== SHORT EXERCISE ==
Word for word, copy all the data and drop the pictures.
# START OF SOURCE DATA
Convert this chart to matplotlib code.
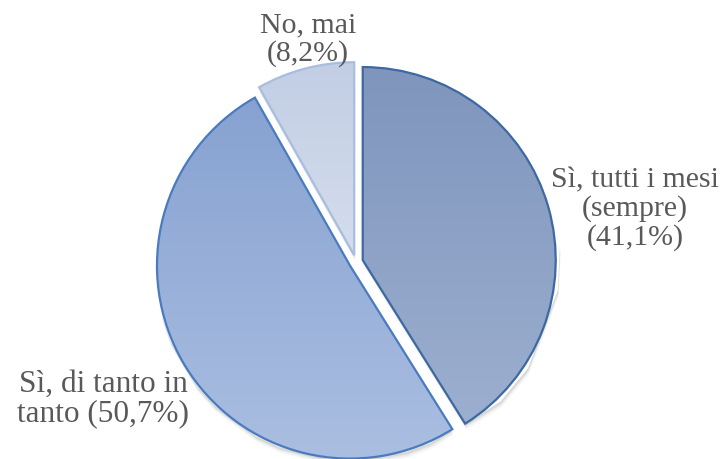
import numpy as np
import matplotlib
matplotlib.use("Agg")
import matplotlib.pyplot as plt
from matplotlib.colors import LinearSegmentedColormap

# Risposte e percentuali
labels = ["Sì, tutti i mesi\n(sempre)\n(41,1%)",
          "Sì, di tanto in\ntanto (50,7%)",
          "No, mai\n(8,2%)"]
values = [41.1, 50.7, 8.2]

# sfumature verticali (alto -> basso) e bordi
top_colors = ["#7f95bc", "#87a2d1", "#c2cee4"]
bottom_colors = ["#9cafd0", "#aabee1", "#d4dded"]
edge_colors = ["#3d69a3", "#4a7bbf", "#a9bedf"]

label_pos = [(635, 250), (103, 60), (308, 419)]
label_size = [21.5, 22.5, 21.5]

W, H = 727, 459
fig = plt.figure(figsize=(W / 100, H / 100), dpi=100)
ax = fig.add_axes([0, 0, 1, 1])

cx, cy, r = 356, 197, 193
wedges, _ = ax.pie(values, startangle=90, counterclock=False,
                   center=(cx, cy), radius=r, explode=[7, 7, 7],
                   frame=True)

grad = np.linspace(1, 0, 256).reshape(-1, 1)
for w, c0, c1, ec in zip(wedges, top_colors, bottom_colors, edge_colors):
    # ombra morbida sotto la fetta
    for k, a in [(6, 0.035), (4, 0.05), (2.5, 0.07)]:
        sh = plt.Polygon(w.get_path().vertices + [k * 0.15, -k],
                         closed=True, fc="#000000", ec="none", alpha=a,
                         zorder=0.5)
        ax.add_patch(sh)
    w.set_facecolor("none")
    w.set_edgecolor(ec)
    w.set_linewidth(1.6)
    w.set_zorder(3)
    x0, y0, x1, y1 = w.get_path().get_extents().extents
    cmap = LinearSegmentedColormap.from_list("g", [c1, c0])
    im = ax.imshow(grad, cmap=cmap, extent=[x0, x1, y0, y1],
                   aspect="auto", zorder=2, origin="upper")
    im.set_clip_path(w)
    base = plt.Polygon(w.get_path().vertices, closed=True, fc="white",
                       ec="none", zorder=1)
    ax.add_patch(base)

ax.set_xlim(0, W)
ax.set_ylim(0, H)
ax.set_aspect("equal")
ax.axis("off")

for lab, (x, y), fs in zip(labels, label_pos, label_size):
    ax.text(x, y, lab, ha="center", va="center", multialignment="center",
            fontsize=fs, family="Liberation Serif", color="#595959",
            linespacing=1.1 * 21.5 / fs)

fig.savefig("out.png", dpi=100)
# END OF SOURCE DATA
== SOLUTION FOR THIS PROBLEM ==
Convert this chart to matplotlib code.
import numpy as np
import matplotlib
matplotlib.use("Agg")
import matplotlib.pyplot as plt
from matplotlib.colors import LinearSegmentedColormap

# Risposte e percentuali
labels = ["Sì, tutti i mesi\n(sempre)\n(41,1%)",
          "Sì, di tanto in\ntanto (50,7%)",
          "No, mai\n(8,2%)"]
values = [41.1, 50.7, 8.2]

# sfumature verticali (alto -> basso) e bordi
top_colors = ["#7f95bc", "#87a2d1", "#c2cee4"]
bottom_colors = ["#9cafd0", "#aabee1", "#d4dded"]
edge_colors = ["#3d69a3", "#4a7bbf", "#a9bedf"]

label_pos = [(635, 250), (103, 60), (308, 419)]
label_size = [21.5, 22.5, 21.5]

W, H = 727, 459
fig = plt.figure(figsize=(W / 100, H / 100), dpi=100)
ax = fig.add_axes([0, 0, 1, 1])

cx, cy, r = 356, 197, 193
wedges, _ = ax.pie(values, startangle=90, counterclock=False,
                   center=(cx, cy), radius=r, explode=[7, 7, 7],
                   frame=True)

grad = np.linspace(1, 0, 256).reshape(-1, 1)
for w, c0, c1, ec in zip(wedges, top_colors, bottom_colors, edge_colors):
    # ombra morbida sotto la fetta
    for k, a in [(6, 0.035), (4, 0.05), (2.5, 0.07)]:
        sh = plt.Polygon(w.get_path().vertices + [k * 0.15, -k],
                         closed=True, fc="#000000", ec="none", alpha=a,
                         zorder=0.5)
        ax.add_patch(sh)
    w.set_facecolor("none")
    w.set_edgecolor(ec)
    w.set_linewidth(1.6)
    w.set_zorder(3)
    x0, y0, x1, y1 = w.get_path().get_extents().extents
    cmap = LinearSegmentedColormap.from_list("g", [c1, c0])
    im = ax.imshow(grad, cmap=cmap, extent=[x0, x1, y0, y1],
                   aspect="auto", zorder=2, origin="upper")
    im.set_clip_path(w)
    base = plt.Polygon(w.get_path().vertices, closed=True, fc="white",
                       ec="none", zorder=1)
    ax.add_patch(base)

ax.set_xlim(0, W)
ax.set_ylim(0, H)
ax.set_aspect("equal")
ax.axis("off")

for lab, (x, y), fs in zip(labels, label_pos, label_size):
    ax.text(x, y, lab, ha="center", va="center", multialignment="center",
            fontsize=fs, family="Liberation Serif", color="#595959",
            linespacing=1.1 * 21.5 / fs)

fig.savefig("out.png", dpi=100)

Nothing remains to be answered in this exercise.